[Begin MATERIAL PROVIDED]

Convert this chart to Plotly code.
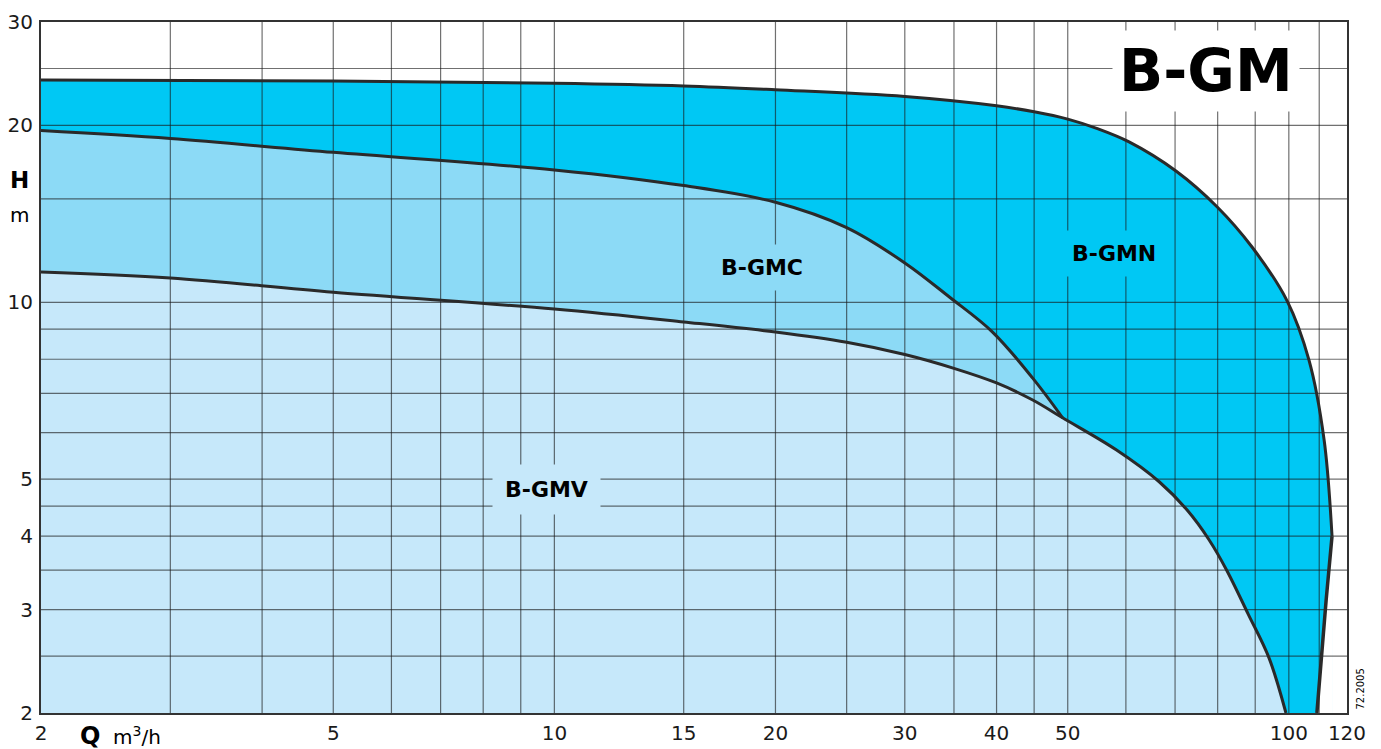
import plotly.graph_objects as go

# ---------------- data ----------------
# B-GMN envelope: rising/flat part up to the peak, then the straight tail to the bottom
gmn_q = [2, 5, 10, 15, 20, 30, 40, 45, 50, 55, 60.6, 70.2, 79.9, 89.1, 99.5, 106.5, 111.7, 114.5]
gmn_h = [23.9, 23.8, 23.6, 23.35, 23.0, 22.4, 21.6, 21.1, 20.5, 19.73, 18.75, 16.73, 14.53, 12.42, 10.05, 7.98, 5.83, 4.0]
gmn_tail_q = [114.5, 112.4, 109.2]
gmn_tail_h = [4.0, 3.11, 2.0]

gmc_q = [2, 3, 5, 10, 15, 20, 25, 30, 34.5, 39.5, 44.8, 49.2]
gmc_h = [19.6, 19.0, 18.0, 16.8, 15.8, 14.8, 13.4, 11.67, 10.21, 8.9, 7.43, 6.36]

gmv_q = [2, 3, 5, 10, 15, 20, 25, 30, 35, 40, 44.8, 49.2, 58.2, 66.6, 72.7, 77.9, 82.4, 88.0, 94.0, 99.1]
gmv_h = [11.26, 11.0, 10.4, 9.74, 9.26, 8.9, 8.55, 8.15, 7.72, 7.29, 6.82, 6.36, 5.61, 4.95, 4.43, 3.94, 3.49, 2.95, 2.48, 2.0]

x_ticks = [2, 5, 10, 15, 20, 30, 40, 50, 100, 120]
y_ticks = [2, 3, 4, 5, 10, 20, 30]
x_grid = [3, 4, 5, 6, 7, 8, 9, 10, 15, 20, 25, 30, 35, 40, 45, 50, 60, 70, 80, 90, 100, 110]
y_grid = [2.5, 3, 3.5, 4, 4.5, 5, 6, 7, 8, 9, 10, 15, 20, 25]

Q_MIN, Q_MAX = 2, 120
H_MIN, H_MAX = 2, 30

C_GMN = "#00C8F4"
C_GMC = "#8CDAF6"
C_GMV = "#C6E8FA"
C_LINE = "#2a2a2a"
FONT = "DejaVu Sans"

fig = go.Figure()


def add_region(qs, hs, color):
    # invisible baseline along the bottom of the chart
    fig.add_trace(go.Scatter(x=[Q_MIN, qs[-1]], y=[H_MIN, H_MIN], mode="lines",
                             line=dict(width=0), hoverinfo="skip", showlegend=False))
    fig.add_trace(go.Scatter(x=qs, y=hs, mode="lines", fill="tonexty", fillcolor=color,
                             line=dict(width=0, shape="spline"), hoverinfo="skip",
                             showlegend=False))


add_region(gmn_q, gmn_h, C_GMN)
# clear the area to the right of the straight tail of the B-GMN envelope
fig.add_trace(go.Scatter(x=gmn_tail_q + [gmn_tail_q[0]], y=gmn_tail_h + [H_MIN],
                         mode="lines", fill="toself", fillcolor="#ffffff",
                         line=dict(width=0), hoverinfo="skip", showlegend=False))
add_region(gmc_q, gmc_h, C_GMC)
add_region(gmv_q, gmv_h, C_GMV)

# grid drawn over the filled regions
gx, gy = [], []
for v in x_grid:
    gx += [v, v, None]
    gy += [H_MIN, H_MAX, None]
for v in y_grid:
    gx += [Q_MIN, Q_MAX, None]
    gy += [v, v, None]
fig.add_trace(go.Scatter(x=gx, y=gy, mode="lines", line=dict(color="rgba(25,25,25,0.62)", width=1.2),
                         hoverinfo="skip", showlegend=False))

for qs, hs in [(gmn_q, gmn_h), (gmc_q, gmc_h), (gmv_q, gmv_h)]:
    fig.add_trace(go.Scatter(x=qs, y=hs, mode="lines",
                             line=dict(color=C_LINE, width=3, shape="spline"),
                             hoverinfo="skip", showlegend=False))
fig.add_trace(go.Scatter(x=gmn_tail_q, y=gmn_tail_h, mode="lines",
                         line=dict(color=C_LINE, width=3.5), hoverinfo="skip", showlegend=False))

axis_common = dict(type="log", showgrid=False, zeroline=False, showline=True, mirror=True,
                   linecolor="#333333", linewidth=2, ticks="", automargin=False,
                   tickfont=dict(family=FONT, size=20, color="#1a1a1a"))

fig.update_xaxes(range=[0.30103, 2.0792], tickvals=x_ticks, ticktext=[str(v) for v in x_ticks],
                 ticklabelstandoff=1, **axis_common)
fig.update_yaxes(range=[0.30103, 1.4771], tickvals=y_ticks, ticktext=[str(v) for v in y_ticks],
                 ticklabelstandoff=2, **axis_common)

ann = []


def label(text, x, y, size, bg, pad, bold=True):
    ann.append(dict(text=f"<b>{text}</b>" if bold else text, x=x, y=y, xref="paper", yref="paper",
                    showarrow=False, font=dict(family=FONT, size=size, color="#000000"),
                    bgcolor=bg, borderpad=pad, xanchor="center", yanchor="middle"))


label("B-GM", 0.892, 0.929, 58, "#ffffff", 6)
label("B-GMN", 0.8216, 0.6657, 22, C_GMN, 10)
label("B-GMC", 0.552, 0.644, 22, C_GMC, 10)
label("B-GMV", 0.3867, 0.324, 22, C_GMV, 12)

ann.append(dict(text="<b>H</b>", x=-0.0161, y=0.771, xref="paper", yref="paper", showarrow=False,
                font=dict(family=FONT, size=23, color="#000"), xanchor="center", yanchor="middle"))
ann.append(dict(text="m", x=-0.0161, y=0.7207, xref="paper", yref="paper", showarrow=False,
                font=dict(family=FONT, size=20, color="#000"), xanchor="center", yanchor="middle"))
ann.append(dict(text="<b>Q</b>", x=0.0375, y=-0.034, xref="paper", yref="paper", showarrow=False,
                font=dict(family=FONT, size=24, color="#000"), xanchor="center", yanchor="middle"))
ann.append(dict(text="m<sup>3</sup>/h", x=0.0735, y=-0.034, xref="paper", yref="paper", showarrow=False,
                font=dict(family=FONT, size=20, color="#000"), xanchor="center", yanchor="middle"))
ann.append(dict(text="72.2005", x=1.0105, y=0.035, xref="paper", yref="paper", showarrow=False,
                textangle=-90, font=dict(family=FONT, size=10, color="#000"),
                xanchor="center", yanchor="middle"))

# the page places the figure 8px from the top-left corner, margins compensate for that
fig.update_layout(width=1381, height=749, margin=dict(l=33, r=42, t=14, b=44),
                  plot_bgcolor="#ffffff", paper_bgcolor="#ffffff", annotations=ann,
                  showlegend=False)

fig.write_html("out.html")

[End MATERIAL PROVIDED]

▸ DIRECTION: Repeat the listing verbatim. Skip the pictures.

▸ THE RESPONSE:
Convert this chart to Plotly code.
import plotly.graph_objects as go

# ---------------- data ----------------
# B-GMN envelope: rising/flat part up to the peak, then the straight tail to the bottom
gmn_q = [2, 5, 10, 15, 20, 30, 40, 45, 50, 55, 60.6, 70.2, 79.9, 89.1, 99.5, 106.5, 111.7, 114.5]
gmn_h = [23.9, 23.8, 23.6, 23.35, 23.0, 22.4, 21.6, 21.1, 20.5, 19.73, 18.75, 16.73, 14.53, 12.42, 10.05, 7.98, 5.83, 4.0]
gmn_tail_q = [114.5, 112.4, 109.2]
gmn_tail_h = [4.0, 3.11, 2.0]

gmc_q = [2, 3, 5, 10, 15, 20, 25, 30, 34.5, 39.5, 44.8, 49.2]
gmc_h = [19.6, 19.0, 18.0, 16.8, 15.8, 14.8, 13.4, 11.67, 10.21, 8.9, 7.43, 6.36]

gmv_q = [2, 3, 5, 10, 15, 20, 25, 30, 35, 40, 44.8, 49.2, 58.2, 66.6, 72.7, 77.9, 82.4, 88.0, 94.0, 99.1]
gmv_h = [11.26, 11.0, 10.4, 9.74, 9.26, 8.9, 8.55, 8.15, 7.72, 7.29, 6.82, 6.36, 5.61, 4.95, 4.43, 3.94, 3.49, 2.95, 2.48, 2.0]

x_ticks = [2, 5, 10, 15, 20, 30, 40, 50, 100, 120]
y_ticks = [2, 3, 4, 5, 10, 20, 30]
x_grid = [3, 4, 5, 6, 7, 8, 9, 10, 15, 20, 25, 30, 35, 40, 45, 50, 60, 70, 80, 90, 100, 110]
y_grid = [2.5, 3, 3.5, 4, 4.5, 5, 6, 7, 8, 9, 10, 15, 20, 25]

Q_MIN, Q_MAX = 2, 120
H_MIN, H_MAX = 2, 30

C_GMN = "#00C8F4"
C_GMC = "#8CDAF6"
C_GMV = "#C6E8FA"
C_LINE = "#2a2a2a"
FONT = "DejaVu Sans"

fig = go.Figure()


def add_region(qs, hs, color):
    # invisible baseline along the bottom of the chart
    fig.add_trace(go.Scatter(x=[Q_MIN, qs[-1]], y=[H_MIN, H_MIN], mode="lines",
                             line=dict(width=0), hoverinfo="skip", showlegend=False))
    fig.add_trace(go.Scatter(x=qs, y=hs, mode="lines", fill="tonexty", fillcolor=color,
                             line=dict(width=0, shape="spline"), hoverinfo="skip",
                             showlegend=False))


add_region(gmn_q, gmn_h, C_GMN)
# clear the area to the right of the straight tail of the B-GMN envelope
fig.add_trace(go.Scatter(x=gmn_tail_q + [gmn_tail_q[0]], y=gmn_tail_h + [H_MIN],
                         mode="lines", fill="toself", fillcolor="#ffffff",
                         line=dict(width=0), hoverinfo="skip", showlegend=False))
add_region(gmc_q, gmc_h, C_GMC)
add_region(gmv_q, gmv_h, C_GMV)

# grid drawn over the filled regions
gx, gy = [], []
for v in x_grid:
    gx += [v, v, None]
    gy += [H_MIN, H_MAX, None]
for v in y_grid:
    gx += [Q_MIN, Q_MAX, None]
    gy += [v, v, None]
fig.add_trace(go.Scatter(x=gx, y=gy, mode="lines", line=dict(color="rgba(25,25,25,0.62)", width=1.2),
                         hoverinfo="skip", showlegend=False))

for qs, hs in [(gmn_q, gmn_h), (gmc_q, gmc_h), (gmv_q, gmv_h)]:
    fig.add_trace(go.Scatter(x=qs, y=hs, mode="lines",
                             line=dict(color=C_LINE, width=3, shape="spline"),
                             hoverinfo="skip", showlegend=False))
fig.add_trace(go.Scatter(x=gmn_tail_q, y=gmn_tail_h, mode="lines",
                         line=dict(color=C_LINE, width=3.5), hoverinfo="skip", showlegend=False))

axis_common = dict(type="log", showgrid=False, zeroline=False, showline=True, mirror=True,
                   linecolor="#333333", linewidth=2, ticks="", automargin=False,
                   tickfont=dict(family=FONT, size=20, color="#1a1a1a"))

fig.update_xaxes(range=[0.30103, 2.0792], tickvals=x_ticks, ticktext=[str(v) for v in x_ticks],
                 ticklabelstandoff=1, **axis_common)
fig.update_yaxes(range=[0.30103, 1.4771], tickvals=y_ticks, ticktext=[str(v) for v in y_ticks],
                 ticklabelstandoff=2, **axis_common)

ann = []


def label(text, x, y, size, bg, pad, bold=True):
    ann.append(dict(text=f"<b>{text}</b>" if bold else text, x=x, y=y, xref="paper", yref="paper",
                    showarrow=False, font=dict(family=FONT, size=size, color="#000000"),
                    bgcolor=bg, borderpad=pad, xanchor="center", yanchor="middle"))


label("B-GM", 0.892, 0.929, 58, "#ffffff", 6)
label("B-GMN", 0.8216, 0.6657, 22, C_GMN, 10)
label("B-GMC", 0.552, 0.644, 22, C_GMC, 10)
label("B-GMV", 0.3867, 0.324, 22, C_GMV, 12)

ann.append(dict(text="<b>H</b>", x=-0.0161, y=0.771, xref="paper", yref="paper", showarrow=False,
                font=dict(family=FONT, size=23, color="#000"), xanchor="center", yanchor="middle"))
ann.append(dict(text="m", x=-0.0161, y=0.7207, xref="paper", yref="paper", showarrow=False,
                font=dict(family=FONT, size=20, color="#000"), xanchor="center", yanchor="middle"))
ann.append(dict(text="<b>Q</b>", x=0.0375, y=-0.034, xref="paper", yref="paper", showarrow=False,
                font=dict(family=FONT, size=24, color="#000"), xanchor="center", yanchor="middle"))
ann.append(dict(text="m<sup>3</sup>/h", x=0.0735, y=-0.034, xref="paper", yref="paper", showarrow=False,
                font=dict(family=FONT, size=20, color="#000"), xanchor="center", yanchor="middle"))
ann.append(dict(text="72.2005", x=1.0105, y=0.035, xref="paper", yref="paper", showarrow=False,
                textangle=-90, font=dict(family=FONT, size=10, color="#000"),
                xanchor="center", yanchor="middle"))

# the page places the figure 8px from the top-left corner, margins compensate for that
fig.update_layout(width=1381, height=749, margin=dict(l=33, r=42, t=14, b=44),
                  plot_bgcolor="#ffffff", paper_bgcolor="#ffffff", annotations=ann,
                  showlegend=False)

fig.write_html("out.html")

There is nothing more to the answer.